▶ _GIVEN INFORMATION_:
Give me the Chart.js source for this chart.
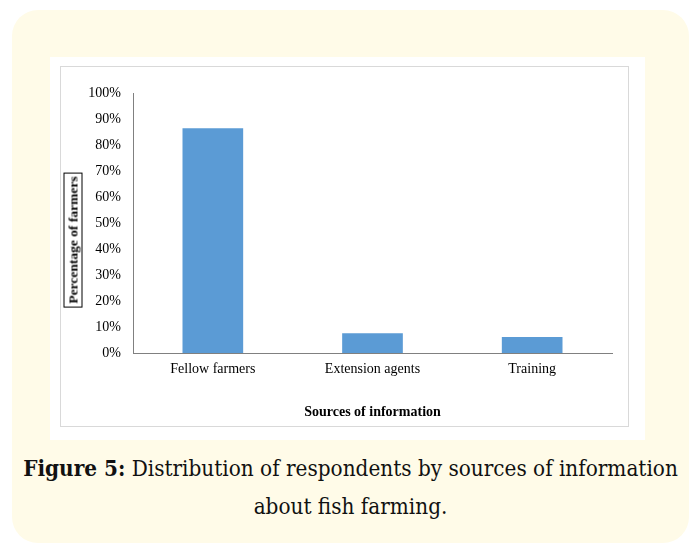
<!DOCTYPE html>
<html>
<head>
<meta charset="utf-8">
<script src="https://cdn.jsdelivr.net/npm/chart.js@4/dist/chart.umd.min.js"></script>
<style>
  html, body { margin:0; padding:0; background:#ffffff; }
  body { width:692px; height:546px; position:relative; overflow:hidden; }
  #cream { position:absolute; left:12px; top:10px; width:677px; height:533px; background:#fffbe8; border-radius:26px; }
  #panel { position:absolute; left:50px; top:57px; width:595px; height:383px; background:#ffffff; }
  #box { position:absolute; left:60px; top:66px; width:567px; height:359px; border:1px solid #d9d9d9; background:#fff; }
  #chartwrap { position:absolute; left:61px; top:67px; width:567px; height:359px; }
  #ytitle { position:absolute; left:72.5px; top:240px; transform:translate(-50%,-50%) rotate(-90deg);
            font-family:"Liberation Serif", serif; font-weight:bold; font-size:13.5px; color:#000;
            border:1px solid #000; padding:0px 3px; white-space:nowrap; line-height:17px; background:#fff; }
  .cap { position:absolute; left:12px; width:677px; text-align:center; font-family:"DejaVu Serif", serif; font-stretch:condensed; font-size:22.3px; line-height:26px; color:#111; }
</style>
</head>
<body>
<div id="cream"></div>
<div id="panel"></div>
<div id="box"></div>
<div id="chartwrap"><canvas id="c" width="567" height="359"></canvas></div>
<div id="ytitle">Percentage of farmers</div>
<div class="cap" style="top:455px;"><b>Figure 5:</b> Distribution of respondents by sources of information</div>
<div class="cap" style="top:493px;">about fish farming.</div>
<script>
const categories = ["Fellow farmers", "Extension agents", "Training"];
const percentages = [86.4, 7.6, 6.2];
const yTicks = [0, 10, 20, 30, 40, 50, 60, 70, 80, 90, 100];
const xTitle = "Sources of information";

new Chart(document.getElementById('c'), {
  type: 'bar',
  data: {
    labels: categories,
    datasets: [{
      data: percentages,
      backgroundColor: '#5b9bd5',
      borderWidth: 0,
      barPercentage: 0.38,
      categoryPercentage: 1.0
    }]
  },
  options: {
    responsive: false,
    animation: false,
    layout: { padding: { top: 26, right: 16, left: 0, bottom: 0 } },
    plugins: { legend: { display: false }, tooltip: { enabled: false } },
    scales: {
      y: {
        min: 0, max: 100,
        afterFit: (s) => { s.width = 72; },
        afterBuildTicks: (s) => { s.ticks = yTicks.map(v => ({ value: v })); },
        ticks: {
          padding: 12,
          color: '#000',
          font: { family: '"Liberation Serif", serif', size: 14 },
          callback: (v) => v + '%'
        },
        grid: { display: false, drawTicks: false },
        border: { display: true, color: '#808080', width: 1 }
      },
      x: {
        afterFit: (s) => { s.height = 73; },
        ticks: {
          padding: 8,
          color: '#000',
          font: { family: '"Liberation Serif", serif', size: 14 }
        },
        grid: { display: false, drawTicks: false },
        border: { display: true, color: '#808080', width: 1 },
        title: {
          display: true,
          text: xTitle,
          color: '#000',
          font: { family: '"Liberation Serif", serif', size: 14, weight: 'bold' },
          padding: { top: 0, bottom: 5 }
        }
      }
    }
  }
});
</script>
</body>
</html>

▶ _WRITTEN REQUEST_: Your task is to reproduce all of the material exactly. The pictures stay out.

▶ _CORRECT ANSWER_:
Give me the Chart.js source for this chart.
<!DOCTYPE html>
<html>
<head>
<meta charset="utf-8">
<script src="https://cdn.jsdelivr.net/npm/chart.js@4/dist/chart.umd.min.js"></script>
<style>
  html, body { margin:0; padding:0; background:#ffffff; }
  body { width:692px; height:546px; position:relative; overflow:hidden; }
  #cream { position:absolute; left:12px; top:10px; width:677px; height:533px; background:#fffbe8; border-radius:26px; }
  #panel { position:absolute; left:50px; top:57px; width:595px; height:383px; background:#ffffff; }
  #box { position:absolute; left:60px; top:66px; width:567px; height:359px; border:1px solid #d9d9d9; background:#fff; }
  #chartwrap { position:absolute; left:61px; top:67px; width:567px; height:359px; }
  #ytitle { position:absolute; left:72.5px; top:240px; transform:translate(-50%,-50%) rotate(-90deg);
            font-family:"Liberation Serif", serif; font-weight:bold; font-size:13.5px; color:#000;
            border:1px solid #000; padding:0px 3px; white-space:nowrap; line-height:17px; background:#fff; }
  .cap { position:absolute; left:12px; width:677px; text-align:center; font-family:"DejaVu Serif", serif; font-stretch:condensed; font-size:22.3px; line-height:26px; color:#111; }
</style>
</head>
<body>
<div id="cream"></div>
<div id="panel"></div>
<div id="box"></div>
<div id="chartwrap"><canvas id="c" width="567" height="359"></canvas></div>
<div id="ytitle">Percentage of farmers</div>
<div class="cap" style="top:455px;"><b>Figure 5:</b> Distribution of respondents by sources of information</div>
<div class="cap" style="top:493px;">about fish farming.</div>
<script>
const categories = ["Fellow farmers", "Extension agents", "Training"];
const percentages = [86.4, 7.6, 6.2];
const yTicks = [0, 10, 20, 30, 40, 50, 60, 70, 80, 90, 100];
const xTitle = "Sources of information";

new Chart(document.getElementById('c'), {
  type: 'bar',
  data: {
    labels: categories,
    datasets: [{
      data: percentages,
      backgroundColor: '#5b9bd5',
      borderWidth: 0,
      barPercentage: 0.38,
      categoryPercentage: 1.0
    }]
  },
  options: {
    responsive: false,
    animation: false,
    layout: { padding: { top: 26, right: 16, left: 0, bottom: 0 } },
    plugins: { legend: { display: false }, tooltip: { enabled: false } },
    scales: {
      y: {
        min: 0, max: 100,
        afterFit: (s) => { s.width = 72; },
        afterBuildTicks: (s) => { s.ticks = yTicks.map(v => ({ value: v })); },
        ticks: {
          padding: 12,
          color: '#000',
          font: { family: '"Liberation Serif", serif', size: 14 },
          callback: (v) => v + '%'
        },
        grid: { display: false, drawTicks: false },
        border: { display: true, color: '#808080', width: 1 }
      },
      x: {
        afterFit: (s) => { s.height = 73; },
        ticks: {
          padding: 8,
          color: '#000',
          font: { family: '"Liberation Serif", serif', size: 14 }
        },
        grid: { display: false, drawTicks: false },
        border: { display: true, color: '#808080', width: 1 },
        title: {
          display: true,
          text: xTitle,
          color: '#000',
          font: { family: '"Liberation Serif", serif', size: 14, weight: 'bold' },
          padding: { top: 0, bottom: 5 }
        }
      }
    }
  }
});
</script>
</body>
</html>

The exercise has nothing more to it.